With Bob Marley being celebrated for his song of ‘Exodus,’ Rastafarians in Ethiopia are seen as the fruits of his labour. Dr. Giulia expresses her hope that “the public will drop some of their preconceived ideas about Rastafarians living here and enjoy the social interaction, feeling enriched by the presentations of this event”.
Two Reggae concerts will showcase Rastafarian artists living in Ethiopia in a co-creation by H.I.M International Promotion and Boulibaï Vibration. Many of the artists will play a tribute to the legend Bob Marley at the Goethe Institut on Friday 16th March and at the Alliance éthio-française on Saturday 17 March. On the closing day of the event a film entitled ‘Roots, Rock, and Reggae’ (a 1977 production), which looks inside the Jamaican music scene, will be screened offering an insight into the making of roots reggae music. Famous artists along with the Nyahbinghi drums of Ras Michael and the Sons of Negus will also be featured.

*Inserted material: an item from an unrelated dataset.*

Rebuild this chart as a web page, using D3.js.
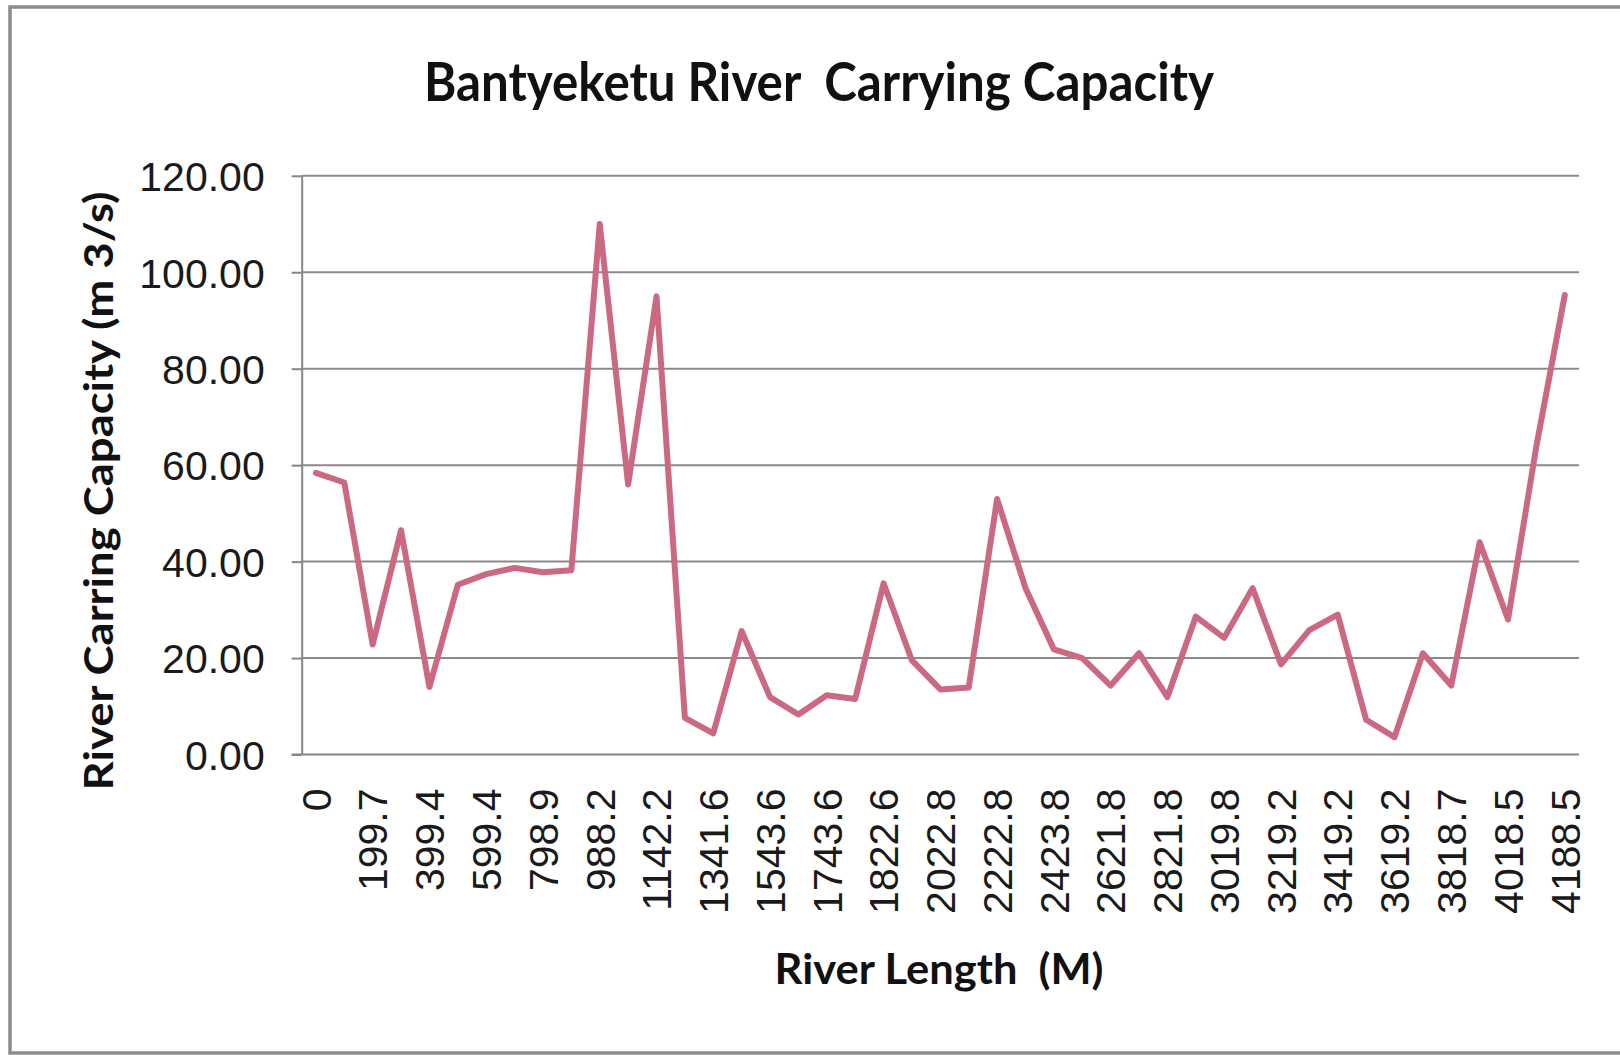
<!DOCTYPE html>
<meta charset="utf-8">
<style>
body { margin: 0; background: white; }
svg { display: block; }
.grid line { stroke: #8a8a8a; stroke-width: 2px; }
.axis path, .axis line { stroke: #868686; stroke-width: 2px; }
.axis text { font-family: "Liberation Sans", Arial, sans-serif; font-size: 41px; fill: #1a1a1a; }
.title { font-family: Lato, "Open Sans", sans-serif; font-weight: bold; fill: #111; white-space: pre; }
</style>
<svg width="1620" height="1055">
    <rect width="100%" height="100%" fill="white"/>
</svg>
<script src="https://d3js.org/d3.v7.min.js"></script>
<script>

// river length labels (every second station is labelled)
var lengthLabels = ["0", "199.7", "399.4", "599.4", "798.9", "988.2", "1142.2",
                    "1341.6", "1543.6", "1743.6", "1822.6", "2022.8", "2222.8",
                    "2423.8", "2621.8", "2821.8", "3019.8", "3219.2", "3419.2",
                    "3619.2", "3818.7", "4018.5", "4188.5"];

// carrying capacity (m3/s) per station
var capacity = [58.4, 56.4, 22.8, 46.5, 14.0, 35.2, 37.4, 38.7, 37.8, 38.2,
                110.0, 56.0, 95.0, 7.6, 4.4, 25.6, 11.9, 8.3, 12.3, 11.5,
                35.5, 19.5, 13.5, 13.9, 53.0, 34.5, 21.8, 20.0, 14.3, 21.0,
                11.9, 28.6, 24.2, 34.5, 18.7, 25.8, 29.0, 7.2, 3.6, 21.0,
                14.3, 44.0, 28.0, 64.0, 95.3];

var yTicks = [0, 20, 40, 60, 80, 100, 120];

var svg = d3.select("svg");

var plotLeft = 301.7, plotRight = 1579, plotTop = 175.8, plotBottom = 754.5;

var stations = capacity.map(function(d, i) { return i; });

var x = d3.scaleBand()
    .domain(stations)
    .range([plotLeft, plotRight])
    .padding(0);

var y = d3.scaleLinear()
    .domain([0, 120])
    .range([plotBottom, plotTop]);

// outer frame
svg.append("rect")
    .attr("x", 10).attr("y", 7)
    .attr("width", 1640).attr("height", 1046)
    .attr("fill", "none")
    .attr("stroke", "#8c8c8c")
    .attr("stroke-width", 3.5);

// gridlines
svg.append("g")
    .attr("class", "grid")
    .selectAll("line")
    .data(yTicks.slice(1))
    .enter().append("line")
    .attr("x1", plotLeft).attr("x2", plotRight)
    .attr("y1", function(d) { return y(d); })
    .attr("y2", function(d) { return y(d); });

// y axis
var yAxis = svg.append("g")
    .attr("class", "axis")
    .attr("transform", "translate(" + plotLeft + ",0)")
    .call(d3.axisLeft(y).tickValues(yTicks).tickSize(10).tickSizeOuter(0).tickPadding(27)
        .tickFormat(d3.format(".2f")));
yAxis.selectAll("text").attr("dy", "0.36em");

// x axis
var xAxis = svg.append("g")
    .attr("class", "axis")
    .attr("transform", "translate(0," + plotBottom + ")")
    .call(d3.axisBottom(x)
        .tickValues(stations.filter(function(d) { return d % 2 == 0; }))
        .tickFormat(function(d) { return lengthLabels[d / 2]; })
        .tickSize(0).tickSizeOuter(0));
xAxis.select("path").attr("d", "M" + (plotLeft - 10) + ",0H" + plotRight);
xAxis.selectAll("text")
    .attr("text-anchor", "end")
    .attr("transform", "translate(0,34) rotate(-90)")
    .attr("x", 0)
    .attr("y", 0)
    .attr("dy", "0.36em");

// the line
var line = d3.line()
    .x(function(d, i) { return x(i) + x.bandwidth() / 2; })
    .y(function(d) { return y(d); });

svg.append("path")
    .datum(capacity)
    .attr("d", line)
    .attr("fill", "none")
    .attr("stroke", "#cb6983")
    .attr("stroke-width", 6)
    .attr("stroke-linejoin", "round")
    .attr("stroke-linecap", "round");

// titles
svg.append("text")
    .attr("class", "title")
    .attr("x", 819).attr("y", 101)
    .attr("text-anchor", "middle")
    .attr("font-size", 54)
    .attr("textLength", 790)
    .attr("lengthAdjust", "spacingAndGlyphs")
    .text("Bantyeketu River  Carrying Capacity");

svg.append("text")
    .attr("class", "title")
    .attr("x", 939).attr("y", 984)
    .attr("text-anchor", "middle")
    .attr("font-size", 42)
    .attr("textLength", 329)
    .attr("lengthAdjust", "spacingAndGlyphs")
    .text("River Length  (M)");

svg.append("text")
    .attr("class", "title")
    .attr("transform", "translate(113,491) rotate(-90)")
    .attr("text-anchor", "middle")
    .attr("font-size", 41)
    .attr("textLength", 599)
    .attr("lengthAdjust", "spacingAndGlyphs")
    .text("River Carring Capacity (m 3/s)");

</script>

We may not be able to find another Bob Marley so enriching to the world, but it is certainly time for Ethiopians to know and acknowledge the passion and efforts of the Rastafarians who consider Ethiopia to be their home than any other country in the world. There could hardly be any other event like this so full of history, culture and music providing another perception into the Rastafarian movement.